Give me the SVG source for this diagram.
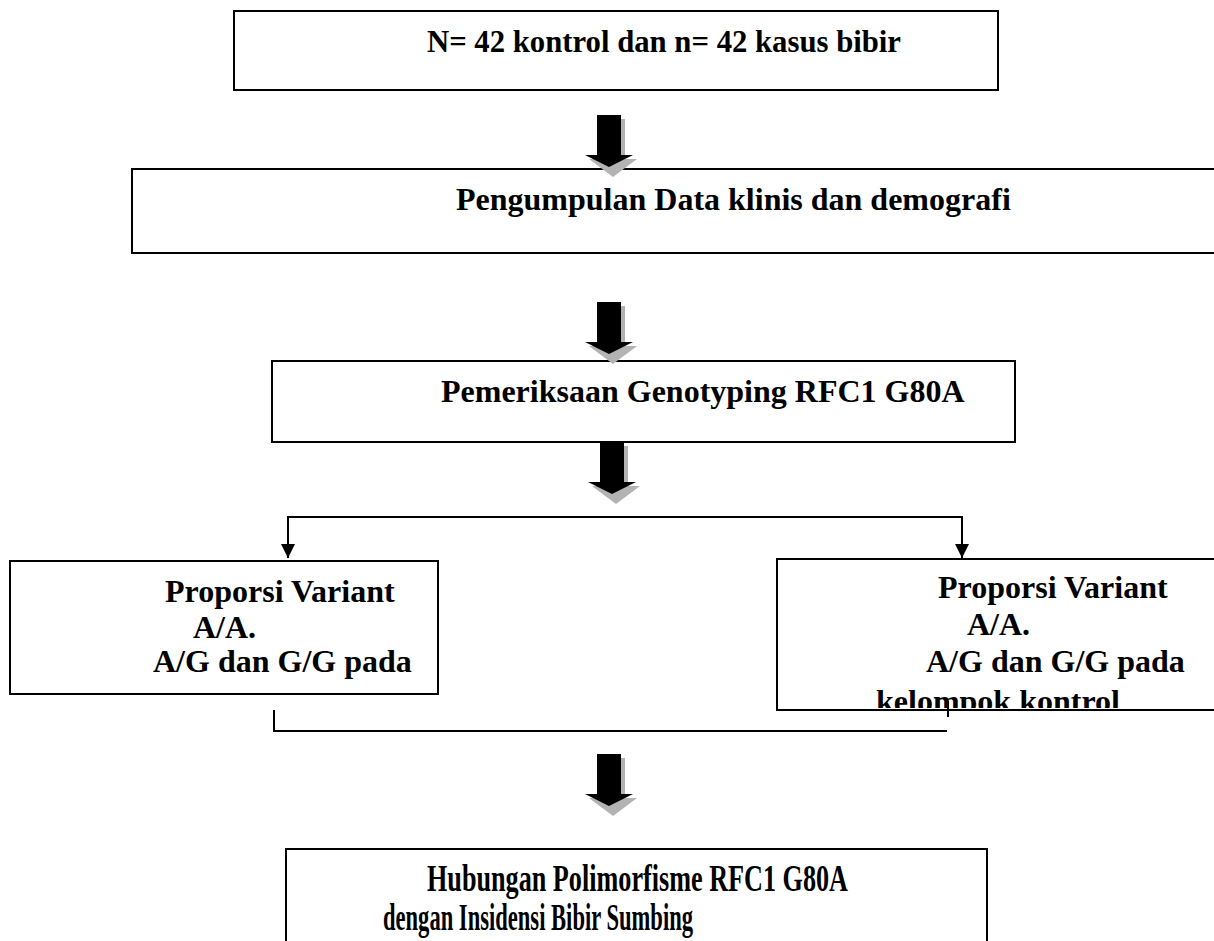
<svg xmlns="http://www.w3.org/2000/svg" width="1214" height="941" viewBox="0 0 1214 941">
<style>
.box{fill:#fff;stroke:#000;stroke-width:2}
.t{font-family:"Liberation Serif","Times New Roman",serif;font-weight:bold;font-size:32px;fill:#000}
.tb{font-size:37px}
.ln{fill:none;stroke:#000;stroke-width:2}
.sh{fill:#b3b3b3}
</style>
<defs>
<symbol id="barrow" overflow="visible">
<path class="sh" d="M4,4 H28 V44 H40 L16,62 L-8,44 H4 Z"/>
<path fill="#000" d="M0,0 H24 V40 H36 L12,52 L-12,40 H0 Z"/>
</symbol>
<clipPath id="clipR"><rect x="777" y="559" width="440" height="149"/></clipPath>
</defs>
<g id="n1">
<rect class="box" x="234" y="11" width="764" height="79"/>
<text class="t" x="427" y="52" textLength="474" lengthAdjust="spacingAndGlyphs">N= 42 kontrol dan n= 42 kasus bibir</text>
</g>
<g id="n2">
<rect class="box" x="132" y="169" width="1100" height="84"/>
<text class="t" x="456" y="210">Pengumpulan Data klinis dan demografi</text>
</g>
<g id="n3">
<rect class="box" x="272" y="361" width="743" height="81"/>
<text class="t" x="441" y="402">Pemeriksaan Genotyping RFC1 G80A</text>
</g>
<g id="n4">
<rect class="box" x="10" y="561" width="428" height="133"/>
<text class="t" x="165" y="602">Proporsi Variant</text>
<text class="t" x="193" y="638">A/A.</text>
<text class="t" x="153" y="672">A/G dan G/G pada</text>
</g>
<g id="n5">
<rect class="box" x="777" y="559" width="450" height="151"/>
<text class="t" x="938" y="598">Proporsi Variant</text>
<text class="t" x="967" y="635">A/A.</text>
<text class="t" x="926" y="672">A/G dan G/G pada</text>
<text class="t" x="876" y="712" clip-path="url(#clipR)">kelompok kontrol</text>
</g>
<g id="n6">
<rect class="box" x="286" y="849" width="701" height="120"/>
<text class="t tb" x="427" y="891" textLength="421" lengthAdjust="spacingAndGlyphs">Hubungan Polimorfisme RFC1 G80A</text>
<text class="t tb" x="383" y="930" textLength="310" lengthAdjust="spacingAndGlyphs">dengan Insidensi Bibir Sumbing</text>
</g>
<g id="connectors">
<use href="#barrow" x="597" y="115"/>
<use href="#barrow" x="597" y="302"/>
<use href="#barrow" x="600" y="442"/>
<use href="#barrow" x="597" y="754"/>
<path class="ln" d="M288,558 V517 H962 V558"/>
<path d="M281,544 L295,544 L288,558 Z" fill="#000"/>
<path d="M955,544 L969,544 L962,558 Z" fill="#000"/>
<path class="ln" d="M274,710 V731 H947"/>
<path class="ln" d="M948,701 V717"/>
</g>
</svg>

::::::

# Problem
Print out the whole of the material word for word, without pictures.

# Output of the task
Give me the SVG source for this diagram.
<svg xmlns="http://www.w3.org/2000/svg" width="1214" height="941" viewBox="0 0 1214 941">
<style>
.box{fill:#fff;stroke:#000;stroke-width:2}
.t{font-family:"Liberation Serif","Times New Roman",serif;font-weight:bold;font-size:32px;fill:#000}
.tb{font-size:37px}
.ln{fill:none;stroke:#000;stroke-width:2}
.sh{fill:#b3b3b3}
</style>
<defs>
<symbol id="barrow" overflow="visible">
<path class="sh" d="M4,4 H28 V44 H40 L16,62 L-8,44 H4 Z"/>
<path fill="#000" d="M0,0 H24 V40 H36 L12,52 L-12,40 H0 Z"/>
</symbol>
<clipPath id="clipR"><rect x="777" y="559" width="440" height="149"/></clipPath>
</defs>
<g id="n1">
<rect class="box" x="234" y="11" width="764" height="79"/>
<text class="t" x="427" y="52" textLength="474" lengthAdjust="spacingAndGlyphs">N= 42 kontrol dan n= 42 kasus bibir</text>
</g>
<g id="n2">
<rect class="box" x="132" y="169" width="1100" height="84"/>
<text class="t" x="456" y="210">Pengumpulan Data klinis dan demografi</text>
</g>
<g id="n3">
<rect class="box" x="272" y="361" width="743" height="81"/>
<text class="t" x="441" y="402">Pemeriksaan Genotyping RFC1 G80A</text>
</g>
<g id="n4">
<rect class="box" x="10" y="561" width="428" height="133"/>
<text class="t" x="165" y="602">Proporsi Variant</text>
<text class="t" x="193" y="638">A/A.</text>
<text class="t" x="153" y="672">A/G dan G/G pada</text>
</g>
<g id="n5">
<rect class="box" x="777" y="559" width="450" height="151"/>
<text class="t" x="938" y="598">Proporsi Variant</text>
<text class="t" x="967" y="635">A/A.</text>
<text class="t" x="926" y="672">A/G dan G/G pada</text>
<text class="t" x="876" y="712" clip-path="url(#clipR)">kelompok kontrol</text>
</g>
<g id="n6">
<rect class="box" x="286" y="849" width="701" height="120"/>
<text class="t tb" x="427" y="891" textLength="421" lengthAdjust="spacingAndGlyphs">Hubungan Polimorfisme RFC1 G80A</text>
<text class="t tb" x="383" y="930" textLength="310" lengthAdjust="spacingAndGlyphs">dengan Insidensi Bibir Sumbing</text>
</g>
<g id="connectors">
<use href="#barrow" x="597" y="115"/>
<use href="#barrow" x="597" y="302"/>
<use href="#barrow" x="600" y="442"/>
<use href="#barrow" x="597" y="754"/>
<path class="ln" d="M288,558 V517 H962 V558"/>
<path d="M281,544 L295,544 L288,558 Z" fill="#000"/>
<path d="M955,544 L969,544 L962,558 Z" fill="#000"/>
<path class="ln" d="M274,710 V731 H947"/>
<path class="ln" d="M948,701 V717"/>
</g>
</svg>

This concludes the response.